__TASK__:
Set down, exactly as written, the lines from the top of the data to the line that holds "(0,0) rectangle (641,549);", and omit the pictures.

__SOURCE EXCERPT__:
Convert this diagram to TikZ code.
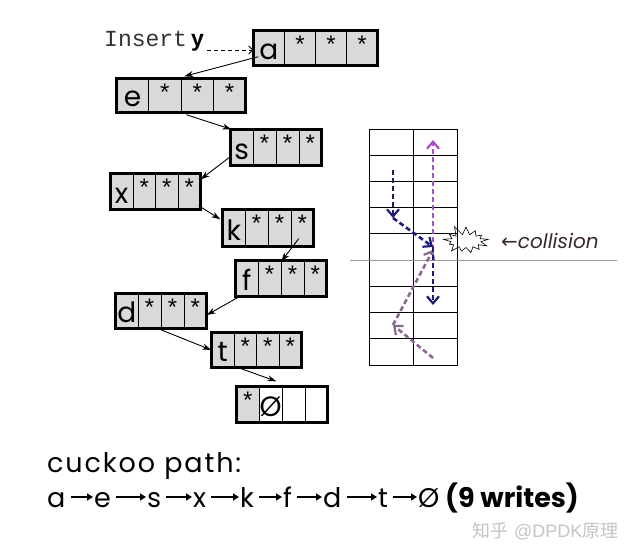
\documentclass[tikz,border=0pt]{standalone}
\usepackage{fontspec}
\usetikzlibrary{arrows.meta,calc,shapes.symbols}
\newfontfamily\dvs{DejaVu Sans}
\newfontfamily\monof{Liberation Mono}
\newfontfamily\arialf{Liberation Sans}
\newfontfamily\cjkf{Noto Sans CJK SC}
\newfontfamily\gothic{Poppins}
\definecolor{cellgray}{HTML}{D9D9D9}
\definecolor{navyarr}{HTML}{1C1C78}
\definecolor{purparr}{HTML}{A850C8}
\definecolor{mauvearr}{HTML}{8A6790}
\definecolor{wmgray}{HTML}{C4C4C4}
\definecolor{collcol}{HTML}{3A2A2A}
\tikzset{
  rowbox/.style={draw, line width=2.6pt, fill=cellgray, outer sep=0pt, inner sep=0pt},
  sepline/.style={line width=0.7pt},
  lettr/.style={font=\gothic\fontsize{28}{28}\selectfont, inner sep=0pt},
  asterk/.style={font=\arialf\fontsize{24}{24}\selectfont, inner sep=0pt},
  linkarrow/.style={line width=0.9pt, -{Stealth[length=9pt,width=6pt]}},
  gridline/.style={line width=0.8pt},
  pathdash/.style={line width=2.6pt, dash pattern=on 5pt off 3pt, -{Straight Barb[length=7pt,width=12pt,line width=2.2pt]}},
  pathtxt/.style={anchor=base west, inner sep=0pt, font=\gothic\fontsize{27}{27}\selectfont},
  patharrow/.style={line width=1.6pt, -{Triangle[length=6pt,width=7pt]}},
}
\newcommand\slotrow[6]{%
  \node[rowbox, minimum width={#4-#2-2.6}, minimum height={#5-#3-2.6}, anchor=north west] (#1) at (#2+1.3,#3+1.3) {};
  \foreach \q in {0.25,0.5,0.75}
    \draw[sepline] ($(#1.north west)!\q!(#1.north east)$) -- ($(#1.south west)!\q!(#1.south east)$);
  \node[lettr, anchor=base] (#1-l) at ($(#1.south west)!0.125!(#1.south east)+(0,-6)$) {#6};
  \foreach \q/\n in {0.375/2,0.625/3,0.875/4}
    \node[asterk] (#1-\n) at ($(#1.north west)!\q!(#1.north east)+(0,14)$) {*};
}
\begin{document}
\begin{tikzpicture}[x=1pt,y=-1pt]
\useasboundingbox[fill=white] (0,0) rectangle (641,549);

% rows
\slotrow{a}{252}{29}{379}{67}{a}
\slotrow{e}{115}{77}{247}{114}{e}
\slotrow{s}{229}{128}{323}{167}{s}
\slotrow{x}{109}{172}{202}{211}{x}
\slotrow{k}{221}{208}{315}{248}{k}
\slotrow{f}{234}{259}{328}{298}{f}
\slotrow{d}{114}{292}{208}{330}{d}
\slotrow{t}{210}{331}{303}{369}{t}
% last row
\node[rowbox, fill=white, minimum width={329-235-2.6}, minimum height={424-385-2.6}, anchor=north west] (z) at (236.3,386.3) {};
\fill[cellgray] ([shift={(1.3,1.3)}]z.north west) rectangle ($(z.south west)!0.25!(z.south east)+(0,-1.3)$);
\draw[line width=2.6pt] (z.north west) rectangle (z.south east);
\foreach \q in {0.25,0.5,0.75}
  \draw[sepline] ($(z.north west)!\q!(z.north east)$) -- ($(z.south west)!\q!(z.south east)$);
\node[asterk] (z-1) at ($(z.north west)!0.125!(z.north east)+(0,14)$) {*};
\node[lettr, anchor=base] (z-2) at ($(z.south west)!0.375!(z.south east)+(0,-6)$) {Ø};

% insert label
\node[anchor=base west, inner sep=0pt, text=black!80, font=\monof\fontsize{23}{23}\selectfont] (ins) at (104,46) {Insert};
\node[anchor=base west, inner sep=0pt, font=\arialf\bfseries\fontsize{23}{23}\selectfont] (yy) at (191,46) {y};
\draw[line width=0.9pt, dash pattern=on 4pt off 3pt, -{Straight Barb[length=4pt,width=8pt]}] ([shift={(3,4)}]yy.base east) -- ([shift={(0,2)}]a.west);

% links
\draw[linkarrow] ([shift={(5,-9)}]a.south west) -- ([shift={(68,-2)}]e.north west);
\draw[linkarrow] ([shift={(70,2)}]e.south west) -- ([shift={(1,0)}]s.north west);
\draw[linkarrow] ([shift={(0,-9)}]s.south west) -- ([shift={(0,6)}]x.north east);
\draw[linkarrow] ([shift={(-2,-4)}]x.south east) -- ([shift={(-2,10)}]k.north west);
\draw[linkarrow] ([shift={(-15,-8)}]k.south east) -- ([shift={(46,1)}]f.north west);
\draw[linkarrow] ([shift={(4,0)}]f.south west) -- ([shift={(0,4)}]d.east);
\draw[linkarrow] ([shift={(43,0)}]d.south west) -- (t.west);
\draw[linkarrow] ([shift={(30,1)}]t.south west) -- ([shift={(40,-5)}]z.north west);

% grid
\draw[gridline] (369,129) rectangle (457,365);
\draw[gridline] (413,129) -- (413,365);
\foreach \i in {1,...,8}
  \draw[gridline] (369,{129+\i*26.22}) -- (457,{129+\i*26.22});
\draw[gray!80, line width=0.8pt] (350,260) -- (617,260);

% cuckoo paths
\coordinate (p1) at (433,358);
\coordinate (p2) at (393,325);
\coordinate (p3) at (433,250);
\coordinate (p4) at (433,140);
\coordinate (b1) at (393,170);
\coordinate (b2) at (393,218);
\coordinate (b3) at (433,247);
\coordinate (b4) at (433,305);
\draw[pathdash, mauvearr] (p1) -- (p2);
\draw[pathdash, mauvearr] (p2) -- (p3);
\draw[pathdash, purparr] (p3) -- (p4);
\draw[pathdash, navyarr] (b1) -- (b2);
\draw[pathdash, navyarr] (b2) -- (b3);
\draw[pathdash, navyarr] (b3) -- (b4);

% collision
\node[starburst, draw, line width=0.6pt, minimum width=50pt, minimum height=33pt, starburst points=13, starburst point height=10pt, random starburst=11] (boom) at (466,241) {};
\node[anchor=west, inner sep=0pt, text=collcol] (coll) at (501,241) {{\dvs\fontsize{20}{20}\selectfont ←}{\gothic\itshape\fontsize{20}{20}\selectfont collision}};

% bottom text
\node[pathtxt] (cp) at (47,472) {\addfontfeature{LetterSpace=7}cuckoo path:};
\node[pathtxt] (c1) at (47,507) {a};
\node[pathtxt] (c2) at (94,507) {e};
\node[pathtxt] (c3) at (147,507) {s};
\node[pathtxt] (c4) at (193,507) {x};
\node[pathtxt] (c5) at (240,507) {k};
\node[pathtxt] (c6) at (283,507) {f};
\node[pathtxt] (c7) at (323,507) {d};
\node[pathtxt] (c8) at (378,507) {t};
\node[pathtxt] (c9) at (418,507) {Ø};
\node[pathtxt] (c10) at (445,507) {\bfseries (9 writes)};
\foreach \i/\j in {1/2,2/3,3/4,4/5,5/6,6/7,7/8,8/9}
  \draw[patharrow] ($(c\i.base east)+(5,-10)$) -- ($(c\j.base west)+(-1,-10)$);

% watermark
\node[anchor=west, inner sep=0pt, text=wmgray] (wm) at (472,531) {{\cjkf\fontsize{18}{18}\selectfont 知乎}\hspace{6pt}{\arialf\fontsize{18}{18}\selectfont @DPDK}{\cjkf\fontsize{18}{18}\selectfont 原理}};
\end{tikzpicture}
\end{document}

__THE RESULT__:
Convert this diagram to TikZ code.
\documentclass[tikz,border=0pt]{standalone}
\usepackage{fontspec}
\usetikzlibrary{arrows.meta,calc,shapes.symbols}
\newfontfamily\dvs{DejaVu Sans}
\newfontfamily\monof{Liberation Mono}
\newfontfamily\arialf{Liberation Sans}
\newfontfamily\cjkf{Noto Sans CJK SC}
\newfontfamily\gothic{Poppins}
\definecolor{cellgray}{HTML}{D9D9D9}
\definecolor{navyarr}{HTML}{1C1C78}
\definecolor{purparr}{HTML}{A850C8}
\definecolor{mauvearr}{HTML}{8A6790}
\definecolor{wmgray}{HTML}{C4C4C4}
\definecolor{collcol}{HTML}{3A2A2A}
\tikzset{
  rowbox/.style={draw, line width=2.6pt, fill=cellgray, outer sep=0pt, inner sep=0pt},
  sepline/.style={line width=0.7pt},
  lettr/.style={font=\gothic\fontsize{28}{28}\selectfont, inner sep=0pt},
  asterk/.style={font=\arialf\fontsize{24}{24}\selectfont, inner sep=0pt},
  linkarrow/.style={line width=0.9pt, -{Stealth[length=9pt,width=6pt]}},
  gridline/.style={line width=0.8pt},
  pathdash/.style={line width=2.6pt, dash pattern=on 5pt off 3pt, -{Straight Barb[length=7pt,width=12pt,line width=2.2pt]}},
  pathtxt/.style={anchor=base west, inner sep=0pt, font=\gothic\fontsize{27}{27}\selectfont},
  patharrow/.style={line width=1.6pt, -{Triangle[length=6pt,width=7pt]}},
}
\newcommand\slotrow[6]{%
  \node[rowbox, minimum width={#4-#2-2.6}, minimum height={#5-#3-2.6}, anchor=north west] (#1) at (#2+1.3,#3+1.3) {};
  \foreach \q in {0.25,0.5,0.75}
    \draw[sepline] ($(#1.north west)!\q!(#1.north east)$) -- ($(#1.south west)!\q!(#1.south east)$);
  \node[lettr, anchor=base] (#1-l) at ($(#1.south west)!0.125!(#1.south east)+(0,-6)$) {#6};
  \foreach \q/\n in {0.375/2,0.625/3,0.875/4}
    \node[asterk] (#1-\n) at ($(#1.north west)!\q!(#1.north east)+(0,14)$) {*};
}
\begin{document}
\begin{tikzpicture}[x=1pt,y=-1pt]
\useasboundingbox[fill=white] (0,0) rectangle (641,549);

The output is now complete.